Key Highlights
- A bipartisan bill targets banning officials from trading prediction markets using insider information.
- The proposal introduces penalties and mandatory disclosures for covered transactions.
- It expands ethics rules to address risks in emerging event-based markets.
A bipartisan group of U.S. senators has introduced legislation aimed at tightening oversight of prediction markets, focusing on the use of non-public information by government officials.
The proposal, backed by Todd Young, Elissa Slotkin, John Curtis, and Adam Schiff, would prohibit elected officials and federal employees from trading on event contracts using information obtained through their official roles. The move reflects growing concern that prediction markets could be exposed to the same insider risks long associated with traditional financial markets.
Extending ethics rules to new market structures
The bill seeks to apply established insider trading principles to prediction markets, which allow users to bet on real-world outcomes ranging from elections to geopolitical events.
Under the proposal, any non-public information that could influence a trading decision would be off-limits. The restriction applies broadly across platforms, including those operating outside the United States. Lawmakers argue that existing ethics frameworks do not adequately cover this emerging category of financial activity.
The legislation casts a wide net. It applies to senior government figures—including the president and members of Congress, as well as staff, political appointees, and employees across executive and independent agencies. By extending the rules across multiple levels of government, the bill aims to address risks tied to access to sensitive or early information.
Penalties and reporting requirements
Violations would carry financial penalties, including fines tied to profits earned from prohibited trades. In addition, officials would be required to disclose trades above a set threshold within a defined timeframe.
These disclosures would include details such as contract type, trade size, timing, and platform used, introducing a reporting structure similar to existing financial disclosure rules. Oversight and enforcement would involve ethics committees working alongside the Commodity Futures Trading Commission, which regulates derivatives and event-based contracts.
Separate push to restrict sports and casino contracts
The latest development comes as a bipartisan pair of U.S. senators plans to introduce legislation that would bar federally regulated prediction market platforms from offering contracts tied to sports and casino-style games.
If enacted, the measure would directly impact platforms like Kalshi and Polymarket, where a significant portion of trading activity is linked to sports outcomes.
Betting on sensitive events draws further attention
Meanwhile, on March 18, Senator Chris Murphy (D-Conn.) and Representative Greg Casar (D-Texas) introduced bicameral legislation that focuses on banning wagers tied to high-risk or sensitive events such as wars, terrorism, and government actions.

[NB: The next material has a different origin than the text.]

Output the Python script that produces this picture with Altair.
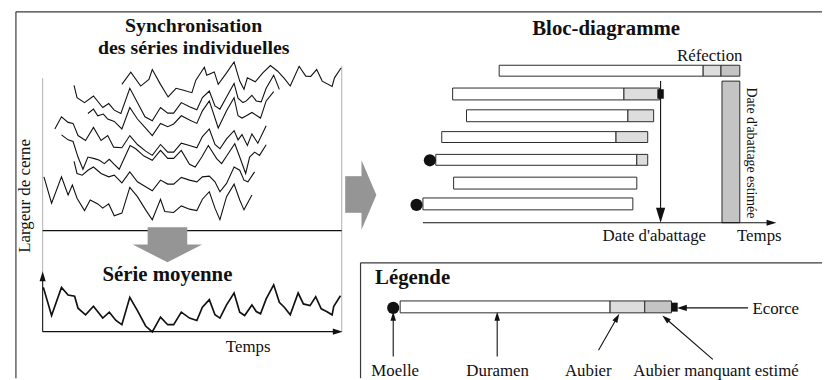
import math
import altair as alt
import pandas as pd

FONT = "Liberation Serif"

# ---------------- data (figure pixel units) ----------------
# individual ring-width series, synchronised
serie_a_x = [116, 125, 135, 143.3, 146.7, 155, 162.7, 170.7, 178.3, 186.7, 190.7, 199.3, 201.7, 209.3, 213.3, 221.7, 229.3, 235, 239.3, 242.7, 250.7, 258.3, 266, 273.3, 280, 286, 295, 301.7, 306.7, 312.7, 318.3, 328.3, 330.7, 337.3]
serie_a_y = [83.3, 71, 85, 78.3, 68.3, 83.3, 96, 87.3, 89.3, 91.7, 79, 66, 74, 70.7, 83.3, 71.7, 60.7, 80, 88.3, 76.7, 80.7, 71.7, 64.3, 70, 77.3, 85, 65, 75, 75.3, 68.3, 80, 85.3, 76.7, 66.7]

serie_b_x = [67.7, 70.7, 78.3, 87.3, 96.7, 102.7, 108.3, 115, 124, 131.7, 139.3, 146.7, 155, 162.3, 168.3, 176, 184.3, 191.7, 197.3, 204.3, 210, 215, 221.7, 229.3, 233.3, 238.3, 241.7, 247.3, 251.7, 256.7, 261.7, 269.3, 275]
serie_b_y = [84.3, 96.7, 101.7, 95, 106.7, 102.7, 109.3, 112.7, 87.3, 101.7, 116, 120, 106.7, 112.3, 112.3, 101.7, 106, 109, 96.7, 90, 105, 108.3, 96, 82.3, 97.3, 101.7, 100, 94.3, 100, 101, 87.3, 74, 88.3]

serie_c_x = [81.7, 87.3, 91.7, 97.3, 101.7, 108.3, 116, 124, 131.7, 139.3, 146.7, 155, 162.3, 168.3, 176, 184.3, 191.7, 197.3, 204.3, 213.3, 221.7, 229.3, 233.3, 237.3, 241.7, 247.3, 256, 261.7, 269.3]
serie_c_y = [112.7, 108.3, 115, 113.3, 118.3, 120.7, 128.3, 106.7, 118.3, 126.7, 135, 122.7, 126, 123.3, 115, 119.3, 122.7, 110, 100, 127.3, 110, 96.7, 115, 117.3, 115, 111.7, 117.3, 100, 90.7]

serie_d_x = [48.3, 55, 61.7, 66.7, 71.7, 79.3, 87.3, 95, 101.7, 107.7, 116, 124, 131.7, 140, 146.7, 155, 162.3, 168.3, 176, 184.3, 191.7, 197.3, 204.3, 210, 215, 221.7, 229.3, 233.3, 237.3, 242.7, 247.3, 253.3, 261.7]
serie_d_y = [128.3, 116, 121.7, 122.7, 135, 140, 126.7, 140, 135, 146.7, 147.3, 135, 144, 150.7, 155, 144, 151.7, 151.7, 142.7, 145, 147.3, 136, 128.3, 144, 148.3, 138.3, 130, 139.3, 134, 145, 133.3, 142.7, 125]

serie_e_x = [55, 61.7, 66.7, 71.7, 76.7, 81.7, 88.3, 93.3, 98.3, 103.3, 108.3, 113.3, 124.3, 130, 138.3, 146.7, 155, 162.3, 168.3, 176, 184.3, 190, 196.7, 203.3, 211.7, 216.7, 223.3, 230, 235, 241, 245, 250, 255, 261.7]
serie_e_y = [134.3, 139.3, 141, 156.7, 169, 156.7, 158.3, 160, 163.3, 159, 164, 169, 145, 148.3, 155.7, 160, 150, 158, 158, 150, 164, 166.7, 156.7, 145, 158.3, 163.3, 153.3, 143.3, 156.7, 173.3, 156.7, 151.7, 155, 144.3]

serie_f_x = [67.7, 70.7, 76, 81.7, 87.3, 95, 102.7, 108.3, 116, 124, 131.7, 140, 146.7, 155, 162.3, 168.3, 176, 184.3, 191.7, 197.3, 204.3, 210, 215, 221.7, 229.3, 235, 239.3, 243.3, 250]
serie_f_y = [161, 173.3, 175, 170, 166.7, 173.3, 176.7, 175, 182.7, 171.7, 181.7, 186.7, 190.7, 180, 184, 184, 177.3, 180, 181.7, 176.7, 176, 181.7, 191.7, 183.3, 166.7, 170, 180, 181.7, 171.7]

serie_g_x = [37.3, 45, 55, 61.7, 66, 70.7, 78.3, 84, 91.7, 96.7, 102.7, 108.3, 116, 124, 131.7, 140, 146.7, 155, 159.3, 168.3, 176, 184.3, 191.7, 197.3, 204.3, 210, 215, 221.7, 229.3, 235, 239.3, 247.3]
serie_g_y = [176.7, 203.3, 176.7, 195, 185, 198.3, 210.7, 200, 204, 208.3, 204, 216, 213.3, 187.3, 196.7, 210, 220, 199.3, 211.7, 212.7, 206, 209.3, 210.7, 199.3, 191.7, 208.3, 220, 196.7, 184, 200, 210, 195]

# mean series
moyenne_x = [36.7, 45, 55, 61.7, 68.3, 71.7, 79.3, 87.3, 96.7, 103.3, 110, 116, 124, 131.7, 140, 146.7, 155, 162.3, 168.3, 176, 184.3, 191.7, 197.3, 204.3, 210, 215, 221.7, 229.3, 235, 240, 247.3, 251.7, 256, 261.7, 269.3, 275, 280, 286, 294, 299.3, 306, 311.7, 317.3, 322.7, 328.3, 330, 336.7]
moyenne_y = [288.3, 316.7, 288.3, 296, 297.3, 309.3, 316, 307.3, 319.3, 313.3, 321.7, 326, 298.3, 311.7, 327.3, 333.3, 318.3, 326, 326, 313.3, 319.3, 321.7, 308.3, 300.7, 316, 319.3, 306, 294, 313.3, 316.7, 306, 312.7, 315, 300, 285.7, 303.3, 308.3, 316, 294, 305, 306.7, 297.7, 310, 312.7, 316, 307.3, 296.7]

# block diagram bars: (start, end, top, bottom)
duramen = [(497, 703, 64, 75), (450, 623, 87, 99), (464, 627, 109, 121), (439, 615, 131, 142),
           (433, 636, 154, 165), (451, 636, 177, 189), (420, 632, 198, 210), (397, 609, 302, 314)]
aubier = [(703, 721, 64, 75), (623, 659, 87, 99), (627, 653, 109, 121), (615, 647, 131, 142),
          (636, 647, 154, 165), (609, 644, 302, 314)]
aubier_estime = [(721, 740, 64, 75), (644, 671, 302, 314), (722, 740, 80, 223)]
ecorce = [(657, 663, 88.5, 97.5), (671, 677, 304, 312.5)]
moelle = [(427, 160), (413.5, 205), (390, 309)]

# frame lines
cadre = [(9, 10, 830, 10), (9, 10, 9, 380), (357, 263.5, 830, 263.5), (357, 263.5, 357, 380)]
cadre_clair = [(36, 77, 36, 273), (338, 65, 338, 333)]
separateur = [(36, 231, 338, 231)]

# arrows: (start x, start y, tip x, tip y, head length)
fleches = [
    (36, 333, 36, 272, 10),
    (36, 333, 339, 333, 10),
    (420, 223, 777, 223, 10),
    (660, 80, 660, 223, 15),
    (390, 358, 390, 313, 9),
    (495, 358, 495, 313, 9),
    (597.3, 351.7, 618.3, 315, 9),
    (712.7, 361, 661.7, 316.7, 9),
    (748.3, 309, 676.5, 309, 10),
]

titre_sync = [("Synchronisation\ndes séries individuelles", 188.5, 30.5)]
titres = [("Bloc-diagramme", 605, 33.3), ("Série moyenne", 162, 282)]
titre_legende = [("Légende", 371.7, 285)]
etiquettes = [("Temps", 243.5, 353.3), ("Date d'abattage", 653.7, 241.7), ("Temps", 759.7, 241.7),
              ("Moelle", 392, 378), ("Duramen", 495.5, 378), ("Aubier", 587, 378),
              ("Aubier manquant estimé", 716, 378)]
etiquette_droite = [("Réfection", 742.7, 60)]
etiquette_gauche = [("Ecorce", 752.7, 315)]

# ---------------- chart ----------------
XS = alt.Scale(domain=[1, 823], nice=False, zero=False)
YS = alt.Scale(domain=[8, 380], nice=False, zero=False, reverse=True)


def ex(f="x"):
    return alt.X(f"{f}:Q", scale=XS, axis=None)


def ey(f="y"):
    return alt.Y(f"{f}:Q", scale=YS, axis=None)


def segs(rows, color, width):
    df = pd.DataFrame(rows, columns=["x", "y", "x2", "y2"])
    return alt.Chart(df).mark_rule(color=color, strokeWidth=width).encode(
        x=ex(), y=ey(), x2=alt.X2("x2"), y2=alt.Y2("y2"))


def rects(rows, fill, stroke="#2a2a2a", sw=1.0):
    df = pd.DataFrame(rows, columns=["x", "x2", "y", "y2"])
    m = alt.Chart(df).mark_rect(fill=fill, stroke=stroke, strokeWidth=sw) if stroke else \
        alt.Chart(df).mark_rect(fill=fill, strokeWidth=0)
    return m.encode(x=ex(), x2=alt.X2("x2"), y=ey(), y2=alt.Y2("y2"))


def texts(rows, size, weight, align, angle=0, baseline="alphabetic", line_height=20):
    df = pd.DataFrame(rows, columns=["t", "x", "y"])
    return alt.Chart(df).mark_text(font=FONT, fontSize=size, fontWeight=weight, align=align,
                                   baseline=baseline, angle=angle, color="#111111",
                                   lineBreak="\n", lineHeight=line_height).encode(
        x=ex(), y=ey(), text="t:N")


layers = []
layers.append(segs(cadre, "#3a3a3a", 1.2))
layers.append(segs(cadre_clair, "#b0b0b0", 1))
layers.append(segs(separateur, "#111111", 1.2))

rows = []
for name, xs, ys in [("A", serie_a_x, serie_a_y), ("B", serie_b_x, serie_b_y), ("C", serie_c_x, serie_c_y),
                     ("D", serie_d_x, serie_d_y), ("E", serie_e_x, serie_e_y), ("F", serie_f_x, serie_f_y),
                     ("G", serie_g_x, serie_g_y)]:
    for x, y in zip(xs, ys):
        rows.append({"s": name, "x": x, "y": y})
df_series = pd.DataFrame(rows)
layers.append(alt.Chart(df_series).mark_line(color="#111111", strokeWidth=1.1).encode(
    x=ex(), y=ey(), detail="s:N"))
layers.append(alt.Chart(pd.DataFrame({"x": moyenne_x, "y": moyenne_y})).mark_line(
    color="#111111", strokeWidth=1.7).encode(x=ex(), y=ey()))

# gray process arrows
GRIS = "#959595"
layers.append(rects([(142, 182, 227.5, 245.5)], GRIS, stroke=None))
layers.append(alt.Chart(pd.DataFrame({"y": [245, 263], "x": [127, 162], "x2": [197, 162]})).mark_area(
    color=GRIS, orient="horizontal", opacity=1).encode(y=ey(), x=ex(), x2=alt.X2("x2")))
layers.append(rects([(341.5, 358.5, 176, 213)], GRIS, stroke=None))
layers.append(alt.Chart(pd.DataFrame({"x": [358, 373], "y": [160, 195], "y2": [230, 195]})).mark_area(
    color=GRIS, orient="vertical", opacity=1).encode(x=ex(), y=ey(), y2=alt.Y2("y2")))

# bars
layers.append(rects(duramen, "#ffffff"))
layers.append(rects(aubier, "#dddddd"))
layers.append(rects(aubier_estime, "#c4c4c4"))
layers.append(rects(ecorce, "#111111", stroke="#111111", sw=0.5))
layers.append(alt.Chart(pd.DataFrame(moelle, columns=["x", "y"])).mark_point(
    shape="circle", filled=True, size=150, color="#111111", opacity=1).encode(x=ex(), y=ey()))

# arrows: shafts and heads
shafts = []
heads = []
for sx, sy, tx, ty, L in fleches:
    dx, dy = tx - sx, ty - sy
    n = math.hypot(dx, dy)
    ux, uy = dx / n, dy / n
    shafts.append((sx, sy, tx - ux * L * 0.6, ty - uy * L * 0.6))
    ang = math.degrees(math.atan2(ux, -uy)) % 360
    heads.append({"x": tx - ux * L / 2, "y": ty - uy * L / 2, "a": ang, "s": L * L})
layers.append(segs(shafts, "#111111", 1.1))
layers.append(alt.Chart(pd.DataFrame(heads)).mark_point(
    shape="M0,-1L0.62,1L-0.62,1Z", filled=True, color="#111111", opacity=1, strokeWidth=0).encode(
    x=ex(), y=ey(), angle=alt.Angle("a:Q", scale=None), size=alt.Size("s:Q", scale=None)))

# texts
layers.append(texts(titre_sync, 20, "bold", "center", line_height=22.5))
layers.append(texts(titres, 21, "bold", "center"))
layers.append(texts(titre_legende, 21, "bold", "left"))
layers.append(texts(etiquettes, 17, "normal", "center"))
layers.append(texts(etiquette_droite, 17, "normal", "right"))
layers.append(texts(etiquette_gauche, 17, "normal", "left"))
layers.append(texts([("Largeur de cerne", 18.5, 196)], 17, "normal", "center", angle=270, baseline="middle"))
layers.append(texts([("Date d'abattage estimée", 751, 152.5)], 14, "normal", "center", angle=90, baseline="middle"))

chart = alt.layer(*layers).properties(
    width=822, height=372, padding=0, autosize=alt.AutoSizeParams(type="none")
).configure_view(stroke=None)

chart.save("out.html", embed_options={"renderer": "svg", "actions": False})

The bill would prohibit any trading on outcomes that could be influenced by insiders or involve national security concerns, reflecting growing unease over how such markets operate.
Broader regulatory shift
The bill comes amid increasing attention on prediction markets as they grow in size and visibility. Recent trading activity tied to geopolitical events has raised questions about whether individuals with privileged information could gain an advantage.
Rather than targeting the platforms themselves, this proposal focuses on participant behavior, specifically, the responsibilities of those in public office.